Over the next several decades, experts predict that millions of tons of trash will be headed for the world’s oceans, with plastic constituting the vast majority of all that garbage. The exact impact of so much plastic in the ocean has yet to be fully determined, but scientists are employing new research methods to study just that. A group of University of Georgia scientists studying the issue agree that the amount of trash floating around the oceans could instigate an enormous effect on the environment on par with climate change itself.


plastic
During the recent search for the lost Malaysian airplane, satellites repeatedly found debris in the ocean thought to be pieces of the plane, only to discover the debris to be mere garbage floating at sea. This unfortunate and highly publicized event brought some attention to the growing problem of plastics littering the ocean. Over 130 species of marine life have been found tangled in sizable ocean debris, but perhaps more frightening is the fact that the majority of ocean debris is composed of micro-plastic, or plastic decayed to microscopic size and often ingested by marine life. The discovery of micro-plastic lead to the realization a decade ago that cleaning the world’s oceans would be an even larger problem than originally believed.

A number of entities, including dozens of plastic manufacturers from all over the world, are attacking the problem of ocean garbage. Some of those companies market products made from recycled ocean plastic. Beach cleanups have also become popular in recent years. But the magnitude of the problem is so daunting that these programs tend to have little to no overall effect.

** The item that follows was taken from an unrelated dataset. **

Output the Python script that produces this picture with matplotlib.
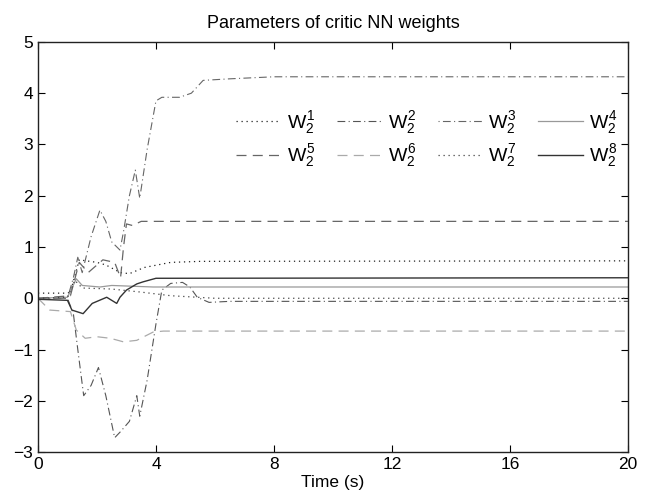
import matplotlib
matplotlib.use('Agg')
import matplotlib.pyplot as plt

plt.rcParams['font.family'] = ['Liberation Sans', 'DejaVu Sans']
plt.rcParams['mathtext.fontset'] = 'custom'
plt.rcParams['mathtext.rm'] = 'Liberation Sans'
plt.rcParams['mathtext.it'] = 'Liberation Sans'

# W_2^1 .. W_2^8 (time in s, value)
t1 = [0, 1.0, 1.1, 1.4, 2.0, 2.3, 2.8, 3.1, 3.6, 4.5, 5.5, 20]
w1 = [0.1, 0.1, 0.12, 0.75, 0.7, 0.65, 0.5, 0.48, 0.6, 0.7, 0.72, 0.73]

t2 = [0, 1.0, 1.2, 1.35, 1.55, 1.8, 2.05, 2.3, 2.6, 2.8, 3.1, 3.35, 3.45, 3.7, 4.0, 4.2, 4.5, 4.9, 5.15, 5.4, 5.8, 6.5, 20]
w2 = [0, 0.0, -0.3, -1.0, -1.9, -1.7, -1.35, -1.9, -2.72, -2.6, -2.4, -1.9, -2.3, -1.6, -0.5, 0.16, 0.29, 0.31, 0.22, 0.02, -0.08, -0.06, -0.06]

t3 = [0, 1.0, 1.2, 1.35, 1.5, 1.8, 2.1, 2.3, 2.5, 2.78, 2.9, 3.1, 3.3, 3.45, 3.7, 4.0, 4.2, 4.8, 5.2, 5.6, 6.5, 8.0, 20]
w3 = [0, 0.0, 0.4, 0.8, 0.5, 1.2, 1.72, 1.5, 1.1, 0.94, 1.3, 2.0, 2.5, 1.95, 2.9, 3.85, 3.92, 3.92, 4.0, 4.25, 4.28, 4.32, 4.32]

t4 = [0, 1.0, 1.3, 1.5, 2.1, 2.5, 3.9, 20]
w4 = [0, 0.02, 0.38, 0.25, 0.22, 0.25, 0.22, 0.22]

t5 = [0, 1.1, 1.4, 1.7, 2.2, 2.6, 2.8, 2.9, 3.0, 3.2, 3.5, 20]
w5 = [0, 0.05, 0.7, 0.5, 0.75, 0.7, 0.4, 1.0, 1.45, 1.42, 1.5, 1.5]

t6 = [0, 0.4, 1.1, 1.3, 1.6, 2.0, 2.45, 2.9, 3.35, 3.9, 4.25, 20]
w6 = [0, -0.23, -0.26, -0.62, -0.78, -0.75, -0.78, -0.85, -0.82, -0.66, -0.64, -0.64]

t7 = [0, 1.0, 1.25, 1.5, 2.5, 3.0, 3.5, 4.5, 6.0, 20]
w7 = [0, 0.02, 0.35, 0.2, 0.18, 0.15, 0.12, 0.05, 0.0, 0.0]

t8 = [0, 1.0, 1.15, 1.53, 1.84, 2.33, 2.67, 2.78, 3.0, 3.35, 3.56, 4.0, 20]
w8 = [-0.02, -0.04, -0.23, -0.3, -0.1, 0.02, -0.1, 0.02, 0.16, 0.28, 0.32, 0.39, 0.40]

labels = ['$W_2^%d$' % i for i in range(1, 9)]

fig = plt.figure(figsize=(6.48, 4.99), dpi=100)
ax = fig.add_axes([0.0586, 0.094, 0.9104, 0.822])

lines = []
lines += ax.plot(t1, w1, color='#222222', lw=0.9, ls=(0, (1, 3)), label=labels[0])
lines += ax.plot(t2, w2, color='#555555', lw=0.8, ls=(0, (7, 3, 1, 3)), label=labels[1])
lines += ax.plot(t3, w3, color='#666666', lw=0.8, ls=(0, (1, 3, 7, 3)), label=labels[2])
lines += ax.plot(t4, w4, color='#999999', lw=0.9, ls='-', label=labels[3])
lines += ax.plot(t5, w5, color='#666666', lw=0.9, ls=(0, (8, 5)), label=labels[4])
lines += ax.plot(t6, w6, color='#aaaaaa', lw=0.9, ls=(0, (8, 5)), label=labels[5])
lines += ax.plot(t7, w7, color='#444444', lw=0.9, ls=(0, (1, 3)), label=labels[6])
lines += ax.plot(t8, w8, color='#333333', lw=1.0, ls='-', label=labels[7])

ax.set_xlim(0, 20)
ax.set_ylim(-3, 5)
ax.set_xticks([0, 4, 8, 12, 16, 20])
ax.set_yticks(range(-3, 6))
ax.set_yticklabels(['\u22123', '\u22122', '\u22121', '0', '1', '2', '3', '4', '5'])
ax.tick_params(direction='in', top=True, right=True, length=5, labelsize=12.5, width=0.8)
for s in ax.spines.values():
    s.set_linewidth(1.0)
    s.set_color('#222222')

ax.set_title('Parameters of critic NN weights', fontsize=13, pad=10)
ax.set_xlabel('Time (s)', fontsize=12.5, labelpad=2)

# legend fills column by column, so interleave to get rows 1-4 / 5-8
order = [0, 4, 1, 5, 2, 6, 3, 7]
leg = ax.legend([lines[i] for i in order], [labels[i] for i in order],
                ncol=4, loc='upper right', bbox_to_anchor=(1.012, 0.88), frameon=False,
                fontsize=14, handlelength=2.3, columnspacing=1.1, handletextpad=0.3,
                labelspacing=0.35)

fig.savefig('out.png', dpi=100)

Ocean debris moves in “patches” created by the current, with the largest one (The “Great Pacific Garbage Patch”) measured at twice the size of Texas. The National Oceanic and Atmospheric Association (NOAA) estimates that 68 ships working for ten hours per day over the course of a full year would only be able to clean about one percent of the North Pacific, and the amount of new garbage created each year continues to grow. The rate at which manufacturers produce plastic has multiplied in recent years, and unless communities across the globe begin to implement massive cleanups in and around coastal areas, the problem only stands to be magnified throughout the coming century.